▶ DIRECTION: Copy out every line that contains "this".
— START —
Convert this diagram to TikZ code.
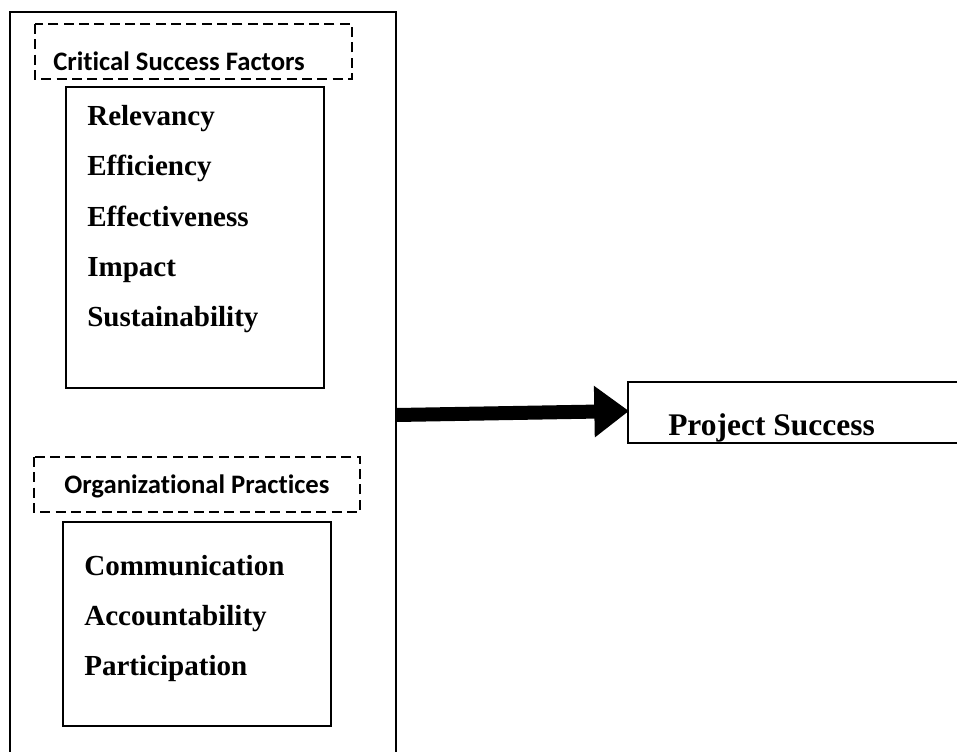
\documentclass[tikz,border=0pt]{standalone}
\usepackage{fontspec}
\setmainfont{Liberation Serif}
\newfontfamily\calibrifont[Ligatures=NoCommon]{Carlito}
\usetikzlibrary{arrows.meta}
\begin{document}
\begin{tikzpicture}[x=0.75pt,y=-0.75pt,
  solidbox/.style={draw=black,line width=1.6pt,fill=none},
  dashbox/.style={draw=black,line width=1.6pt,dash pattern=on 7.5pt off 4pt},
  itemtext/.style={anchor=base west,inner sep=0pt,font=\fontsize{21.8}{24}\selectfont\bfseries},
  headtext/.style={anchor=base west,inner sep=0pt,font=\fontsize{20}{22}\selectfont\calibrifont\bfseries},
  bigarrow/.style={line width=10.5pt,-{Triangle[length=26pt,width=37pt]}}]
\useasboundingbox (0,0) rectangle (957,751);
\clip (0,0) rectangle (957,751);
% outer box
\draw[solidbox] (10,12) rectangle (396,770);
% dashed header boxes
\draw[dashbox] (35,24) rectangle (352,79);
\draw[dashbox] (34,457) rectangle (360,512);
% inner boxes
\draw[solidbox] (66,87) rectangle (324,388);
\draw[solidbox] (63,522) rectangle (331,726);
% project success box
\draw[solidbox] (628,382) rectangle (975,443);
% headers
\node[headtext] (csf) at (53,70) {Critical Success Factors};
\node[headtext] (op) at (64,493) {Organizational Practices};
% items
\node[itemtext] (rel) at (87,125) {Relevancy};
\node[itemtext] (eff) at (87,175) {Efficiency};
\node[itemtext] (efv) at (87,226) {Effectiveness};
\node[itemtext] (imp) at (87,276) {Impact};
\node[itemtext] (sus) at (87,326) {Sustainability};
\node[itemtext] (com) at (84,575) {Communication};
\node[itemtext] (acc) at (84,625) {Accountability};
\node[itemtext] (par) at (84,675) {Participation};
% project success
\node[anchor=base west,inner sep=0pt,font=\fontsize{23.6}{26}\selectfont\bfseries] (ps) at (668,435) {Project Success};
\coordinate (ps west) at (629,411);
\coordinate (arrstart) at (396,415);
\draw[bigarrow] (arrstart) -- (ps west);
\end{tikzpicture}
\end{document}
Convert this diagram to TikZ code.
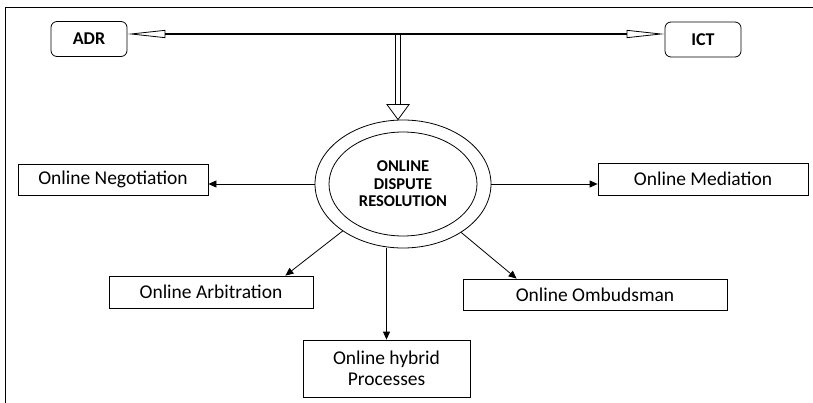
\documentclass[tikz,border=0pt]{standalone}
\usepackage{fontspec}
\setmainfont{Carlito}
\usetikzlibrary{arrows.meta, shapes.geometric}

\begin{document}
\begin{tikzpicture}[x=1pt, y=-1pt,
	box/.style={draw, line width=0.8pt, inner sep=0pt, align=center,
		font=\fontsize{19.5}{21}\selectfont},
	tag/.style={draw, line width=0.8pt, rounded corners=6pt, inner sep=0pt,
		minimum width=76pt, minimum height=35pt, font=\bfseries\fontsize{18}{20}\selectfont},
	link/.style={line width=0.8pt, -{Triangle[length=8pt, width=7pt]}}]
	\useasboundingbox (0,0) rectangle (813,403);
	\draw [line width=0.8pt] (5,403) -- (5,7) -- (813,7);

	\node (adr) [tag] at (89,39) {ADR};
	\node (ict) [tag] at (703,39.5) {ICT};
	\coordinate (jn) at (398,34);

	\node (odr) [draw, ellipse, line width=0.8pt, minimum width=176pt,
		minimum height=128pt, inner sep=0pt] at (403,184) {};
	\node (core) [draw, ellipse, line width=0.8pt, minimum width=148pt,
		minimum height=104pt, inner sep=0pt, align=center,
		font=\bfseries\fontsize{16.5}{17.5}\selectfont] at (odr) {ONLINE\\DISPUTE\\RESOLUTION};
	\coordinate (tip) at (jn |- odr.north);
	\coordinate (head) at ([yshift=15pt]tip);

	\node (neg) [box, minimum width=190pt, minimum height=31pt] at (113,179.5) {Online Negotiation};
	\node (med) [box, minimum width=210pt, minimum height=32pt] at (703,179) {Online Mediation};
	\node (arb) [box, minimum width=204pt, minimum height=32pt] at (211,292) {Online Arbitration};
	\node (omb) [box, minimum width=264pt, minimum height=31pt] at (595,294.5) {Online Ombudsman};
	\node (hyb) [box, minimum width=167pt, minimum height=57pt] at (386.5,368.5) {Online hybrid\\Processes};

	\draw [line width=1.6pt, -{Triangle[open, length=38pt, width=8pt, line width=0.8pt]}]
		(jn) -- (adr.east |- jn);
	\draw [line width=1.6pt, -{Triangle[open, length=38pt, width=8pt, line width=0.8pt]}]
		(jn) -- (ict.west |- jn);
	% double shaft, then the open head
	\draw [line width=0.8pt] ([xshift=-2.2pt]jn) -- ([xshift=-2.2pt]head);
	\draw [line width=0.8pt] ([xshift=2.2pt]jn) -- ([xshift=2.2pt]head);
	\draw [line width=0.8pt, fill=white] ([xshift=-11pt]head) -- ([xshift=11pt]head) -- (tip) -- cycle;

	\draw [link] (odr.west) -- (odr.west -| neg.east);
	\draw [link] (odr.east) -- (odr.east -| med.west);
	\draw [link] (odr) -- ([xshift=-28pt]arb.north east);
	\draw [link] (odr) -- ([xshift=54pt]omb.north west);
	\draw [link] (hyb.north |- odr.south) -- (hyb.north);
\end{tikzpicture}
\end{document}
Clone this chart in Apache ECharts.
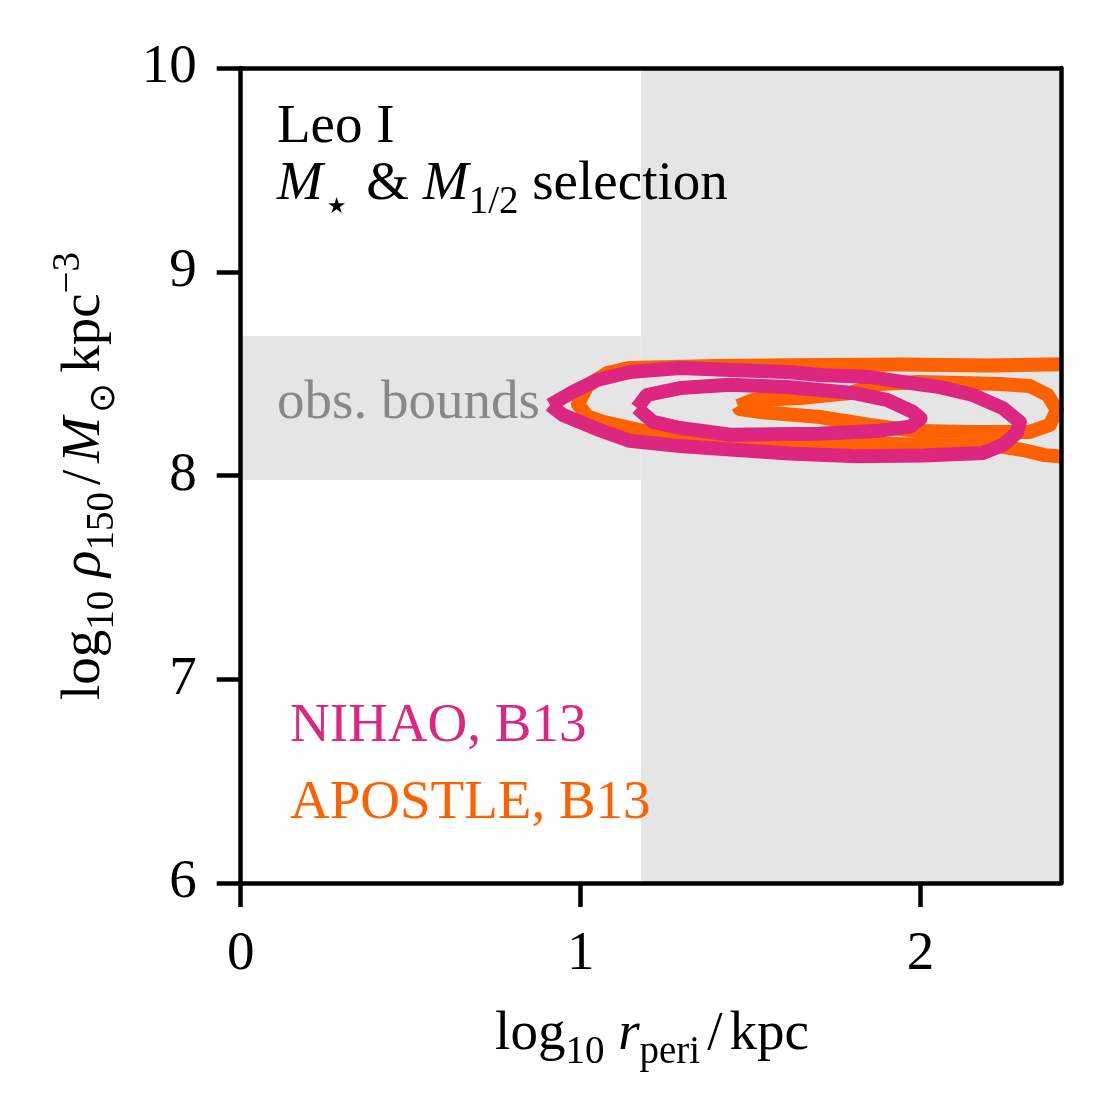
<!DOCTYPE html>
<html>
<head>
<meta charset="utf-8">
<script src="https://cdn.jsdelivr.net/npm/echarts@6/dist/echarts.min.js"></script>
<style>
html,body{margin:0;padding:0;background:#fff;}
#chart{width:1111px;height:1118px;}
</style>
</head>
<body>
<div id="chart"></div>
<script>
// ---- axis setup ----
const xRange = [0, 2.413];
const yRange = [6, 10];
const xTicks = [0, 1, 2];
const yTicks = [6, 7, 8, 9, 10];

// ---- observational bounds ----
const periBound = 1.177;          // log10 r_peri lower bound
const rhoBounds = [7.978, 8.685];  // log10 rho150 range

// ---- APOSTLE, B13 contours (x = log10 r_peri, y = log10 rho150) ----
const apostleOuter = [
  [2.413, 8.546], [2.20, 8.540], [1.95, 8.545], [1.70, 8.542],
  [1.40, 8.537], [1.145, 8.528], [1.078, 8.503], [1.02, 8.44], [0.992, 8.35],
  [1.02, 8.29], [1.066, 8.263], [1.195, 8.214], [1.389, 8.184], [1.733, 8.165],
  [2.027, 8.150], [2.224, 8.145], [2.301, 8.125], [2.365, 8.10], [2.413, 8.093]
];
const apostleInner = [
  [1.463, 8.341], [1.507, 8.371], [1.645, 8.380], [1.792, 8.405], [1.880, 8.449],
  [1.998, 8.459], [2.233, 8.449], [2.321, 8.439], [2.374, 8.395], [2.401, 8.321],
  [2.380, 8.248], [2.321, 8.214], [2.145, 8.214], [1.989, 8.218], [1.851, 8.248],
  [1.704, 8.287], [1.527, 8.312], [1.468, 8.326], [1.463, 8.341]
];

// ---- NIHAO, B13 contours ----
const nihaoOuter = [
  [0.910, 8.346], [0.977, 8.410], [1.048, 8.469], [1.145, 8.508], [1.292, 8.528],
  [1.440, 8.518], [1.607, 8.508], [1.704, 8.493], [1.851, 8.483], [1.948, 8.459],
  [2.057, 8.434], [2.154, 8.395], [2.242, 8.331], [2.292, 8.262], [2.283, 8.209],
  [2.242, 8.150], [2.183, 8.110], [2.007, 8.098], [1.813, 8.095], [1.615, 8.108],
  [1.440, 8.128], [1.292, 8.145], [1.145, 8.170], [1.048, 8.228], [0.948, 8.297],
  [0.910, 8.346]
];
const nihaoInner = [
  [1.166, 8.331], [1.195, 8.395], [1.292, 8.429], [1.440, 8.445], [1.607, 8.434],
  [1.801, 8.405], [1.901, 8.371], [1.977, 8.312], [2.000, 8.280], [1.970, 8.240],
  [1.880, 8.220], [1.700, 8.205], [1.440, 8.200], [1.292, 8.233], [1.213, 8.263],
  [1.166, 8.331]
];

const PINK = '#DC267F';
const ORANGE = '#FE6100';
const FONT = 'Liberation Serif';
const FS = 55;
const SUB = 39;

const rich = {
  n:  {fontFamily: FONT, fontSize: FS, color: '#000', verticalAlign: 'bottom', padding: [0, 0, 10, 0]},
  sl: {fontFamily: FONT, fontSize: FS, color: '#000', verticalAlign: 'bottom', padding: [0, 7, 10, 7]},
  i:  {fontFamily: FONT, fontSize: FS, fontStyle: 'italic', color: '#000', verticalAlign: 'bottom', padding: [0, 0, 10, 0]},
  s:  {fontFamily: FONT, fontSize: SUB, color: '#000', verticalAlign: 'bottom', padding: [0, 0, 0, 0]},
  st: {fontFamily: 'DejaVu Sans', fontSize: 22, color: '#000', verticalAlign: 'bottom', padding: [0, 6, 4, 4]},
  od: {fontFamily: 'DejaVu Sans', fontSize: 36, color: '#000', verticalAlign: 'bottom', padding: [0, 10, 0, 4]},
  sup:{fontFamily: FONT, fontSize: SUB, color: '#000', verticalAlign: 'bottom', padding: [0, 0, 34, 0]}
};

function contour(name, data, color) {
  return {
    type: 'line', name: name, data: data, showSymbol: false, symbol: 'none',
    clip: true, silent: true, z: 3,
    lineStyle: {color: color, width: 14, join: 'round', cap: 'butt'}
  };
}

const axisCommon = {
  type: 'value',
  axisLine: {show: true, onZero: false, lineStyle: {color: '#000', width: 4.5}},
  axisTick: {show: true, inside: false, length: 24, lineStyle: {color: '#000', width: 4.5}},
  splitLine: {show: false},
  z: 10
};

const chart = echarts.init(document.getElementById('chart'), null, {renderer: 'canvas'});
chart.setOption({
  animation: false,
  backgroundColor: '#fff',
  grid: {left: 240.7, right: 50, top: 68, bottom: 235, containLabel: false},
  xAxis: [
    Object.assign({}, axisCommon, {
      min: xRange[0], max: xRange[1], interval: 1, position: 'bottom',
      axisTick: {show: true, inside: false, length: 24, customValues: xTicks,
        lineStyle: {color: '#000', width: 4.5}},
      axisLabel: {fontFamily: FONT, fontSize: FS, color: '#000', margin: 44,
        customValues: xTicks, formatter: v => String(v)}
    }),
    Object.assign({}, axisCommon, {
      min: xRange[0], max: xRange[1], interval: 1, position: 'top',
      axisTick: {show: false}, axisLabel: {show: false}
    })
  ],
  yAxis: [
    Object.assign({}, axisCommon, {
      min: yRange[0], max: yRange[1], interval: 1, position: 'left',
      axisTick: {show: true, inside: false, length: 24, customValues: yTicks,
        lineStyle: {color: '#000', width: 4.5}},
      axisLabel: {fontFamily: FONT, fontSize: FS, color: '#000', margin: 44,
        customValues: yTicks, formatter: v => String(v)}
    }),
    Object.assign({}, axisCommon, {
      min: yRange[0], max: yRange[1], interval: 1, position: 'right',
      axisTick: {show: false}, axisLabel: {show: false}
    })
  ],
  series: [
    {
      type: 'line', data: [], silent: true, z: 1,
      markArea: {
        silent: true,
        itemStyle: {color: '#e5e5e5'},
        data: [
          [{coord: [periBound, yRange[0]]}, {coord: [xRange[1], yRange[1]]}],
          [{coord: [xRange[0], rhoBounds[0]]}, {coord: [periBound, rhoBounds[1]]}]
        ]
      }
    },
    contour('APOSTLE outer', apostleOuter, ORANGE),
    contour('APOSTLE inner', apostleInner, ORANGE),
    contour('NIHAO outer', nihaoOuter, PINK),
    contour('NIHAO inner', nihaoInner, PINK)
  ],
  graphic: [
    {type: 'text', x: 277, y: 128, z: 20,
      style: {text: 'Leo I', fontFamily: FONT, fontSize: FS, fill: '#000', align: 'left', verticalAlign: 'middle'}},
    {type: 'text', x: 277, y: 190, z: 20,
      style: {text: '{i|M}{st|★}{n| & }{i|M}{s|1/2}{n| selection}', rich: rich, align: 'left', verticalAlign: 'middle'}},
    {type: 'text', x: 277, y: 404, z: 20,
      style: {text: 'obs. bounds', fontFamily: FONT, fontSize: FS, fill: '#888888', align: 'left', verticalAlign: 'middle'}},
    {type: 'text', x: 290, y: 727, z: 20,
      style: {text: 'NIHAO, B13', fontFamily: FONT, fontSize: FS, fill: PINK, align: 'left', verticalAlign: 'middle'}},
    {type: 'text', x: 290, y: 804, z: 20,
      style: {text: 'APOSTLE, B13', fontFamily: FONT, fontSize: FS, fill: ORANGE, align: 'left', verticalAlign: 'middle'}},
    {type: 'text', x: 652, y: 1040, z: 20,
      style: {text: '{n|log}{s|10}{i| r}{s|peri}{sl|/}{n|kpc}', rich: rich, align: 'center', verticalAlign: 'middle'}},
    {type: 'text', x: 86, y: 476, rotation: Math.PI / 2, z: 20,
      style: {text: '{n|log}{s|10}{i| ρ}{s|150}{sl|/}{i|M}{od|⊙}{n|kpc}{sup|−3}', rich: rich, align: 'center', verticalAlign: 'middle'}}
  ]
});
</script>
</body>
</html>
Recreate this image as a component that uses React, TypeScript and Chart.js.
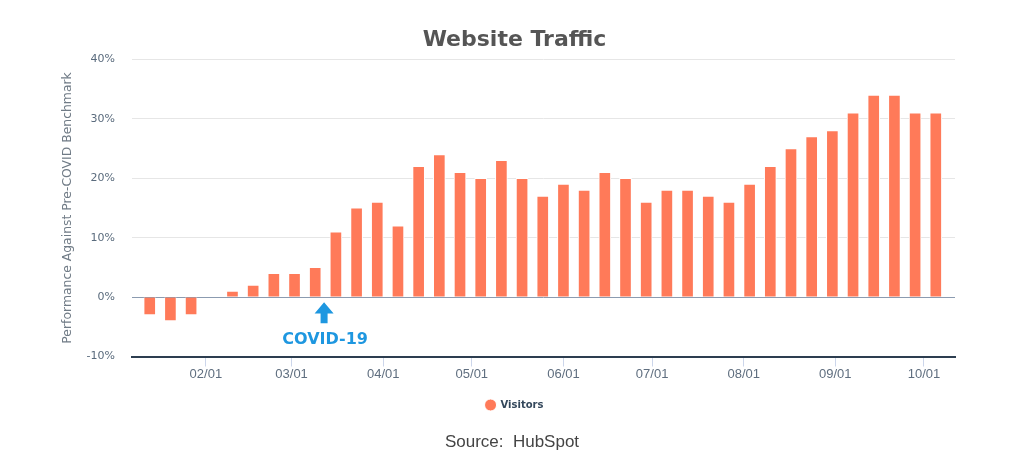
— END —
▶ TASK SOLUTION:
Convert this diagram to TikZ code.
Convert this diagram to TikZ code.
Clone this chart in Apache ECharts.
Recreate this image as a component that uses React, TypeScript and Chart.js.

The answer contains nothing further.